» Material for this task:

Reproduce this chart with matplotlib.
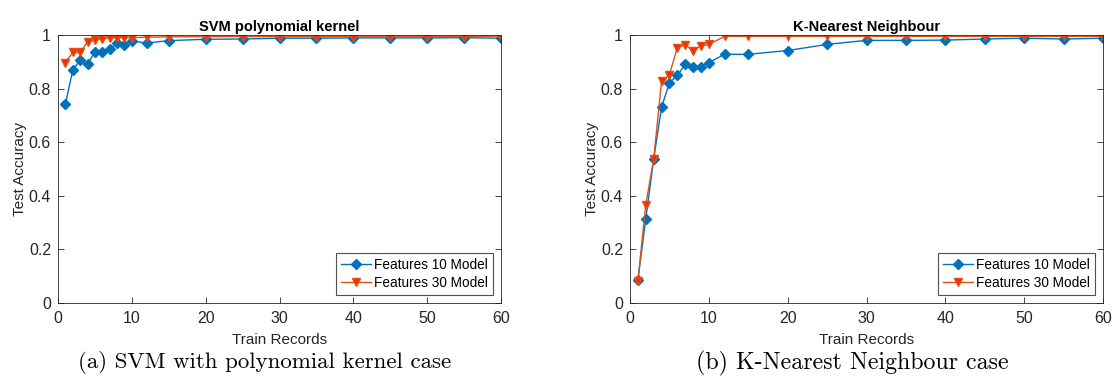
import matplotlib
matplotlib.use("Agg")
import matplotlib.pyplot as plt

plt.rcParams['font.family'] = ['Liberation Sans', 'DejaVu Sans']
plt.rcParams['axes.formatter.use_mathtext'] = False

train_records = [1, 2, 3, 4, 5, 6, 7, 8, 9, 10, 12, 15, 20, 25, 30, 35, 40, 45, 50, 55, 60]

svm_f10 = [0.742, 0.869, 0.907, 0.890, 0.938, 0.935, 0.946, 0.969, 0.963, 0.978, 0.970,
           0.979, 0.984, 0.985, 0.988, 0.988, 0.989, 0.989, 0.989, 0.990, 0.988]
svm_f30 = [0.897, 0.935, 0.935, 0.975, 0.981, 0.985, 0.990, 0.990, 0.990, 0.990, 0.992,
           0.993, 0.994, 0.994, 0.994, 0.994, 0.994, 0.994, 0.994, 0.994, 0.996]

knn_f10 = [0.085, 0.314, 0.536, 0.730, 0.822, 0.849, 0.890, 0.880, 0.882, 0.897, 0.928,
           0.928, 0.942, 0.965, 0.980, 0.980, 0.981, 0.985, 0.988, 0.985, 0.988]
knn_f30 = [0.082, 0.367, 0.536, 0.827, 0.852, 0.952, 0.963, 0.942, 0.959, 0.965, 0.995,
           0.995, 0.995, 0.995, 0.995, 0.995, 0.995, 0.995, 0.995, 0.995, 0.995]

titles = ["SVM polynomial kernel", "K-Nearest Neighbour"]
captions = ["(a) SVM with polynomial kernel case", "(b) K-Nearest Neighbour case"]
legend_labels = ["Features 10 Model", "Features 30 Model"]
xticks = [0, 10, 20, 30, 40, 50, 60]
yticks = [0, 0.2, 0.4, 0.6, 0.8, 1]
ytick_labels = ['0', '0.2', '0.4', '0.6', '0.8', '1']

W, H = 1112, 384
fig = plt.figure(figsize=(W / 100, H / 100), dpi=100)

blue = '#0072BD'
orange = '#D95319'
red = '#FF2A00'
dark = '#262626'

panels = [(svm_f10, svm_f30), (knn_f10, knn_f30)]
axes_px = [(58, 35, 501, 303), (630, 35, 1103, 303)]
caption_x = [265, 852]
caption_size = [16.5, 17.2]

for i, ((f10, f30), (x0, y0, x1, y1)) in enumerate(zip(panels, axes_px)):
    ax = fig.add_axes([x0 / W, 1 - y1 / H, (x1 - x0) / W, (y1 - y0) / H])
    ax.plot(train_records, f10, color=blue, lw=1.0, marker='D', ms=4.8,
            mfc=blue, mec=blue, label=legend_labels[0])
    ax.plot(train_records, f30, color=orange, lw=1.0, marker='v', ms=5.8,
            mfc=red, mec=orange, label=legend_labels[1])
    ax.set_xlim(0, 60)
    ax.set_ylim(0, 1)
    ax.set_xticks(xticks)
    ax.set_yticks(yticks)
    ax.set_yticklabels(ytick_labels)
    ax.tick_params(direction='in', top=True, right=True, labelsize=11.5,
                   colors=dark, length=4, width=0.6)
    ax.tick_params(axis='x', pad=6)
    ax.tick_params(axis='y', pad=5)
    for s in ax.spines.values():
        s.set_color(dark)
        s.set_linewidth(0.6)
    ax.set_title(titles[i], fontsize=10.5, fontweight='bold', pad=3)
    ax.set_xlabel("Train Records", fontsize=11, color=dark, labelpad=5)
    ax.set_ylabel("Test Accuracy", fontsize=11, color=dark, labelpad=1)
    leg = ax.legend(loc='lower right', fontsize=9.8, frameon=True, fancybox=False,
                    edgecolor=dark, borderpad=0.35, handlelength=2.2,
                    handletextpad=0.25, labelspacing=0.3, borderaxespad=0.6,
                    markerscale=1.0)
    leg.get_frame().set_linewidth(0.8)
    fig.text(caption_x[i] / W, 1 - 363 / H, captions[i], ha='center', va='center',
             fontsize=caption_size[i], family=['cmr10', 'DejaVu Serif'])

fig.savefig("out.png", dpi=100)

---

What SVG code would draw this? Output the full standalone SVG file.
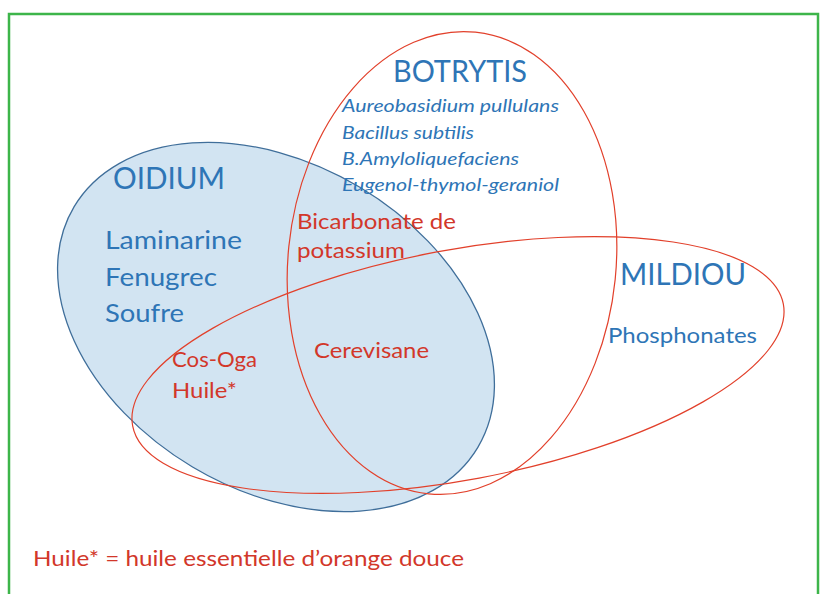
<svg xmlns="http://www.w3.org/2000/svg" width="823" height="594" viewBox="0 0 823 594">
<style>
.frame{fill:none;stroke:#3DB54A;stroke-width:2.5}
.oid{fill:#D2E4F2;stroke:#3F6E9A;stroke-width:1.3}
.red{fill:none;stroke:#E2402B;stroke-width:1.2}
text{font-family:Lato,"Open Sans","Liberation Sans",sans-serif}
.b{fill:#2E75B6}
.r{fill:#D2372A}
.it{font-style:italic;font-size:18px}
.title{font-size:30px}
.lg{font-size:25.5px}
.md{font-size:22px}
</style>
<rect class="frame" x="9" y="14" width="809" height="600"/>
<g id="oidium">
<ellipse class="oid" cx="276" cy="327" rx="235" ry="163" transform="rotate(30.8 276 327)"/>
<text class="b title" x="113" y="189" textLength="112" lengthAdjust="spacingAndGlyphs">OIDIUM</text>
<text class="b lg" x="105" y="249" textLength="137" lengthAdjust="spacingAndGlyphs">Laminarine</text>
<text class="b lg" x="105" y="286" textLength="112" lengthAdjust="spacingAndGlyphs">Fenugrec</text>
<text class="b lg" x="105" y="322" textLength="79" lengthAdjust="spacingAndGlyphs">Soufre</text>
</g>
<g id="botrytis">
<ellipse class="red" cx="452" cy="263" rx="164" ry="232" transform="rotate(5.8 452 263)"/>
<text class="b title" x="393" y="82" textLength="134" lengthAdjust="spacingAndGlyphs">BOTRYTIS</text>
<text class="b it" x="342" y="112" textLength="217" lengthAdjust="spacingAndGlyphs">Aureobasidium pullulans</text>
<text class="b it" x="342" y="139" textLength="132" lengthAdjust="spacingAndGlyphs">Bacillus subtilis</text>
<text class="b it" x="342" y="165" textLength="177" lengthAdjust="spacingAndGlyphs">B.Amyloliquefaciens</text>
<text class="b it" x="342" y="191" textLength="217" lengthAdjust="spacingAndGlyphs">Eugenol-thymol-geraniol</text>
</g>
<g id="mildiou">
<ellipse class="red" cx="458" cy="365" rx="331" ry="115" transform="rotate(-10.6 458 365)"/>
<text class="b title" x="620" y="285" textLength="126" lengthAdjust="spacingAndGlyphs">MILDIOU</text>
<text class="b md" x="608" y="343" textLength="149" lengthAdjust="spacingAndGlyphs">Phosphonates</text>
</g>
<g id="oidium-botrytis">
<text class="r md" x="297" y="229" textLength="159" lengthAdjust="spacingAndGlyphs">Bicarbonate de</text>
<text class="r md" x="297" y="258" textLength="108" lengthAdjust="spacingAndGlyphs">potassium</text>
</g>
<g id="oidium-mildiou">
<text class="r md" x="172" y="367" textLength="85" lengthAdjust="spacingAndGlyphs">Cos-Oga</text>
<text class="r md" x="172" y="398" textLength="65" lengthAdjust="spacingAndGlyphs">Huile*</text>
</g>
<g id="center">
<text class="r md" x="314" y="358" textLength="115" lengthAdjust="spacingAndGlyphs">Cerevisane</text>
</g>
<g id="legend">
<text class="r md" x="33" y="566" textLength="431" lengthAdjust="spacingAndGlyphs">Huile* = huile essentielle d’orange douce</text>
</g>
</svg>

» Written instruction:
Extract from the material above the stretch running from the line containing "Reproduce this chart with matplotlib." through the line containing "dark = '#262626'". Keep the text exact and the pictures out.

» Task output:
Reproduce this chart with matplotlib.
import matplotlib
matplotlib.use("Agg")
import matplotlib.pyplot as plt

plt.rcParams['font.family'] = ['Liberation Sans', 'DejaVu Sans']
plt.rcParams['axes.formatter.use_mathtext'] = False

train_records = [1, 2, 3, 4, 5, 6, 7, 8, 9, 10, 12, 15, 20, 25, 30, 35, 40, 45, 50, 55, 60]

svm_f10 = [0.742, 0.869, 0.907, 0.890, 0.938, 0.935, 0.946, 0.969, 0.963, 0.978, 0.970,
           0.979, 0.984, 0.985, 0.988, 0.988, 0.989, 0.989, 0.989, 0.990, 0.988]
svm_f30 = [0.897, 0.935, 0.935, 0.975, 0.981, 0.985, 0.990, 0.990, 0.990, 0.990, 0.992,
           0.993, 0.994, 0.994, 0.994, 0.994, 0.994, 0.994, 0.994, 0.994, 0.996]

knn_f10 = [0.085, 0.314, 0.536, 0.730, 0.822, 0.849, 0.890, 0.880, 0.882, 0.897, 0.928,
           0.928, 0.942, 0.965, 0.980, 0.980, 0.981, 0.985, 0.988, 0.985, 0.988]
knn_f30 = [0.082, 0.367, 0.536, 0.827, 0.852, 0.952, 0.963, 0.942, 0.959, 0.965, 0.995,
           0.995, 0.995, 0.995, 0.995, 0.995, 0.995, 0.995, 0.995, 0.995, 0.995]

titles = ["SVM polynomial kernel", "K-Nearest Neighbour"]
captions = ["(a) SVM with polynomial kernel case", "(b) K-Nearest Neighbour case"]
legend_labels = ["Features 10 Model", "Features 30 Model"]
xticks = [0, 10, 20, 30, 40, 50, 60]
yticks = [0, 0.2, 0.4, 0.6, 0.8, 1]
ytick_labels = ['0', '0.2', '0.4', '0.6', '0.8', '1']

W, H = 1112, 384
fig = plt.figure(figsize=(W / 100, H / 100), dpi=100)

blue = '#0072BD'
orange = '#D95319'
red = '#FF2A00'
dark = '#262626'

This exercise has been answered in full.